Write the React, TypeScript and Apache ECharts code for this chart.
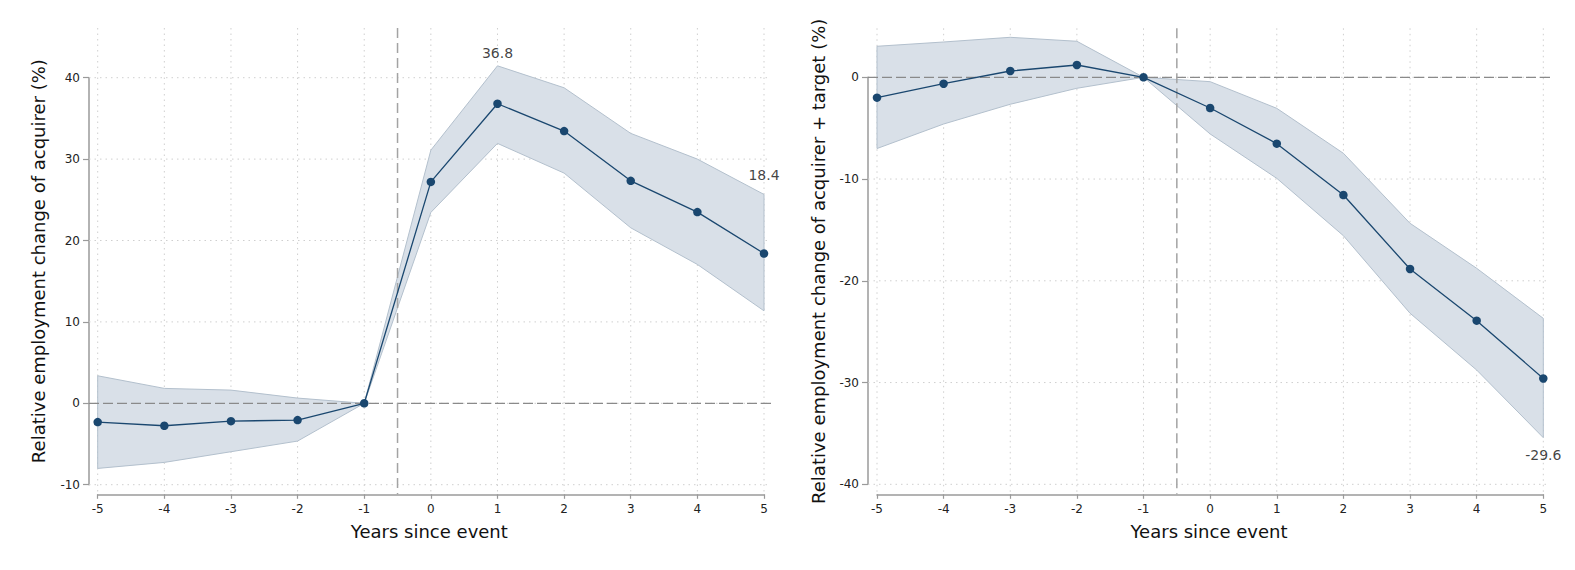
import React, { useEffect, useRef } from "react";
import * as echarts from "echarts";

// ---------- data ----------
const years = [-5, -4, -3, -2, -1, 0, 1, 2, 3, 4, 5];

const acqMean = [-2.31, -2.76, -2.19, -2.06, 0, 27.2, 36.8, 33.44, 27.33, 23.49, 18.4];
const acqUpper = [3.38, 1.83, 1.62, 0.64, 0, 31.1, 41.46, 38.76, 33.16, 30.0, 25.66];
const acqLower = [-8.0, -7.26, -5.95, -4.64, 0, 23.45, 31.93, 28.28, 21.56, 17.06, 11.36];

const combMean = [-2.0, -0.63, 0.62, 1.21, 0, -3.02, -6.52, -11.57, -18.84, -23.92, -29.6];
const combUpper = [3.05, 3.47, 3.93, 3.54, 0, -0.43, -3.05, -7.47, -14.35, -18.77, -23.69];
const combLower = [-7.0, -4.59, -2.65, -1.08, 0, -5.57, -9.93, -15.57, -23.19, -28.77, -35.42];

const acqYTicks = [-10, 0, 10, 20, 30, 40];
const combYTicks = [-40, -30, -20, -10, 0];

const xTitle = "Years since event";
const acqYTitle = "Relative employment change of acquirer (%)";
const combYTitle = "Relative employment change of acquirer + target (%)";

const eventLine = -0.5;

// ---------- style ----------
const FONT = "DejaVu Sans";
const NAVY = "#1a476f";
const BAND_FILL = "#d9e0e8";
const BAND_EDGE = "#b3c0cd";
const AXIS_COLOR = "#9a9a9a";
const GRID_COLOR = "#cfcfcf";

type Box = { left: number; top: number; width: number; height: number };
type Pad = { left: number; right: number; top: number; bottom: number };
type Panel = {
  box: Box;
  pad: Pad;
  yTicks: number[];
  mean: number[];
  upper: number[];
  lower: number[];
  yTitle: string;
  notes: { idx: number; y: number }[];
  xGap: number;
  yGap: number;
};

const panels: Panel[] = [
  {
    box: { left: 97.7, top: 77.7, width: 666.3, height: 407 },
    pad: { left: 8.7, right: 5.7, top: 49.7, bottom: 9.6 },
    yTicks: acqYTicks,
    mean: acqMean,
    upper: acqUpper,
    lower: acqLower,
    yTitle: acqYTitle,
    notes: [
      { idx: 6, y: 43.0 },
      { idx: 10, y: 28.0 },
    ],
    xGap: 28,
    yGap: 42,
  },
  {
    box: { left: 877, top: 77.3, width: 666.3, height: 407 },
    pad: { left: 9, right: 6.7, top: 49, bottom: 10 },
    yTicks: combYTicks,
    mean: combMean,
    upper: combUpper,
    lower: combLower,
    yTitle: combYTitle,
    notes: [{ idx: 10, y: -37.1 }],
    xGap: 28,
    yGap: 41,
  },
];

function buildOption() {
  const grid: any[] = [];
  const xAxis: any[] = [];
  const yAxis: any[] = [];
  const series: any[] = [];

  panels.forEach((p, pi) => {
    const bi = pi * 2; // axes grid
    const ai = pi * 2 + 1; // plot region grid
    const xMin = years[0];
    const xMax = years[years.length - 1];
    const yMin = p.yTicks[0];
    const yMax = p.yTicks[p.yTicks.length - 1];
    const ux = (xMax - xMin) / p.box.width;
    const uy = (yMax - yMin) / p.box.height;

    grid.push({ left: p.box.left, top: p.box.top, width: p.box.width, height: p.box.height, containLabel: false });
    grid.push({
      left: p.box.left - p.pad.left,
      top: p.box.top - p.pad.top,
      width: p.box.width + p.pad.left + p.pad.right,
      height: p.box.height + p.pad.top + p.pad.bottom,
      containLabel: false,
    });

    const axisLine = { show: true, onZero: false, lineStyle: { color: AXIS_COLOR, width: 1.5 } };
    xAxis.push({
      gridIndex: bi,
      type: "value",
      position: "bottom",
      min: xMin,
      max: xMax,
      interval: 1,
      offset: p.pad.bottom,
      axisLine,
      axisTick: { show: true, length: 4.5, lineStyle: { color: AXIS_COLOR, width: 1.2 } },
      axisLabel: { fontSize: 12, color: "#222", margin: 9, fontFamily: FONT },
      splitLine: { show: false },
    });
    yAxis.push({
      gridIndex: bi,
      type: "value",
      position: "left",
      min: yMin,
      max: yMax,
      interval: 10,
      offset: p.pad.left,
      axisLine,
      axisTick: { show: true, length: 6, lineStyle: { color: AXIS_COLOR, width: 1.2 } },
      axisLabel: { fontSize: 12, color: "#222", margin: 9, fontFamily: FONT },
      splitLine: { show: false },
    });
    xAxis.push({
      gridIndex: ai,
      type: "value",
      position: "bottom",
      min: xMin - p.pad.left * ux,
      max: xMax + p.pad.right * ux,
      axisLine: { show: false, onZero: false },
      axisTick: { show: false },
      axisLabel: { show: false },
      splitLine: { show: false },
      name: xTitle,
      nameLocation: "middle",
      nameGap: p.xGap,
      nameTextStyle: { fontSize: 18, color: "#111", fontFamily: FONT },
    });
    yAxis.push({
      gridIndex: ai,
      type: "value",
      position: "left",
      min: yMin - p.pad.bottom * uy,
      max: yMax + p.pad.top * uy,
      axisLine: { show: false, onZero: false },
      axisTick: { show: false },
      axisLabel: { show: false },
      splitLine: { show: false },
      name: p.yTitle,
      nameLocation: "middle",
      nameGap: p.yGap,
      nameTextStyle: { fontSize: 18, color: "#111", fontFamily: FONT },
    });

    // grid lines (dotted)
    series.push({
      type: "custom",
      xAxisIndex: ai,
      yAxisIndex: ai,
      data: [[0, 0]],
      silent: true,
      z: 1,
      renderItem: (params: any, api: any) => {
        const cs = params.coordSys;
        const children: any[] = [];
        years.forEach((x) => {
          const px = api.coord([x, 0])[0];
          children.push({
            type: "line",
            shape: { x1: px, y1: cs.y, x2: px, y2: cs.y + cs.height },
            style: { stroke: GRID_COLOR, lineWidth: 1, lineDash: [1.5, 4] },
          });
        });
        p.yTicks.forEach((y) => {
          const py = api.coord([0, y])[1];
          children.push({
            type: "line",
            shape: { x1: cs.x, y1: py, x2: cs.x + cs.width, y2: py },
            style: { stroke: GRID_COLOR, lineWidth: 1, lineDash: [1.5, 4] },
          });
        });
        return { type: "group", children };
      },
    });

    // confidence band
    series.push({
      type: "custom",
      xAxisIndex: bi,
      yAxisIndex: bi,
      data: [[0, 0]],
      silent: true,
      clip: false,
      z: 2,
      renderItem: (params: any, api: any) => {
        const top = years.map((x, i) => api.coord([x, p.upper[i]]));
        const bot = years.map((x, i) => api.coord([x, p.lower[i]])).reverse();
        return {
          type: "polygon",
          shape: { points: top.concat(bot) },
          style: { fill: BAND_FILL, stroke: BAND_EDGE, lineWidth: 1 },
        };
      },
    });

    // reference lines (dashed)
    series.push({
      type: "custom",
      xAxisIndex: ai,
      yAxisIndex: ai,
      data: [[0, 0]],
      silent: true,
      z: 3,
      renderItem: (params: any, api: any) => {
        const cs = params.coordSys;
        const py = api.coord([0, 0])[1];
        const px = api.coord([eventLine, 0])[0];
        return {
          type: "group",
          children: [
            {
              type: "line",
              shape: { x1: cs.x, y1: py, x2: cs.x + cs.width + 4, y2: py },
              style: { stroke: "#8a8a8a", lineWidth: 1.3, lineDash: [10, 4] },
            },
            {
              type: "line",
              shape: { x1: px, y1: cs.y, x2: px, y2: cs.y + cs.height },
              style: { stroke: "#a3a3a3", lineWidth: 1.5, lineDash: [10, 5] },
            },
          ],
        };
      },
    });

    // estimates
    series.push({
      type: "line",
      xAxisIndex: bi,
      yAxisIndex: bi,
      data: years.map((x, i) => [x, p.mean[i]]),
      symbol: "circle",
      symbolSize: 8.5,
      showSymbol: true,
      clip: false,
      z: 4,
      lineStyle: { color: NAVY, width: 1.3 },
      itemStyle: { color: NAVY },
      silent: true,
    });

    // value notes
    series.push({
      type: "scatter",
      xAxisIndex: bi,
      yAxisIndex: bi,
      data: p.notes.map((n) => ({ value: [years[n.idx], n.y], text: p.mean[n.idx].toFixed(1) })),
      symbolSize: 1,
      clip: false,
      z: 5,
      silent: true,
      itemStyle: { color: "transparent" },
      label: {
        show: true,
        position: "inside",
        formatter: (d: any) => d.data.text,
        fontSize: 14,
        color: "#111",
        fontFamily: FONT,
      },
    });
  });

  return {
    animation: false,
    backgroundColor: "#ffffff",
    textStyle: { fontFamily: FONT },
    grid,
    xAxis,
    yAxis,
    series,
  };
}

export default function App() {
  const ref = useRef<HTMLDivElement>(null);
  useEffect(() => {
    if (!ref.current) return;
    const chart = echarts.init(ref.current, undefined, { renderer: "svg" });
    chart.setOption(buildOption() as any);
    return () => chart.dispose();
  }, []);
  return (
    <div
      ref={ref}
      style={{ position: "absolute", left: 0, top: 0, width: 1575, height: 570, background: "#fff" }}
    />
  );
}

--------------------------------

[Set exercise]: Take the material above from its first line through the line holding "21.56, 17.06, 11.36];" and set it down exactly, without the pictures.

[Response to the exercise]:
Write the React, TypeScript and Apache ECharts code for this chart.
import React, { useEffect, useRef } from "react";
import * as echarts from "echarts";

// ---------- data ----------
const years = [-5, -4, -3, -2, -1, 0, 1, 2, 3, 4, 5];

const acqMean = [-2.31, -2.76, -2.19, -2.06, 0, 27.2, 36.8, 33.44, 27.33, 23.49, 18.4];
const acqUpper = [3.38, 1.83, 1.62, 0.64, 0, 31.1, 41.46, 38.76, 33.16, 30.0, 25.66];
const acqLower = [-8.0, -7.26, -5.95, -4.64, 0, 23.45, 31.93, 28.28, 21.56, 17.06, 11.36];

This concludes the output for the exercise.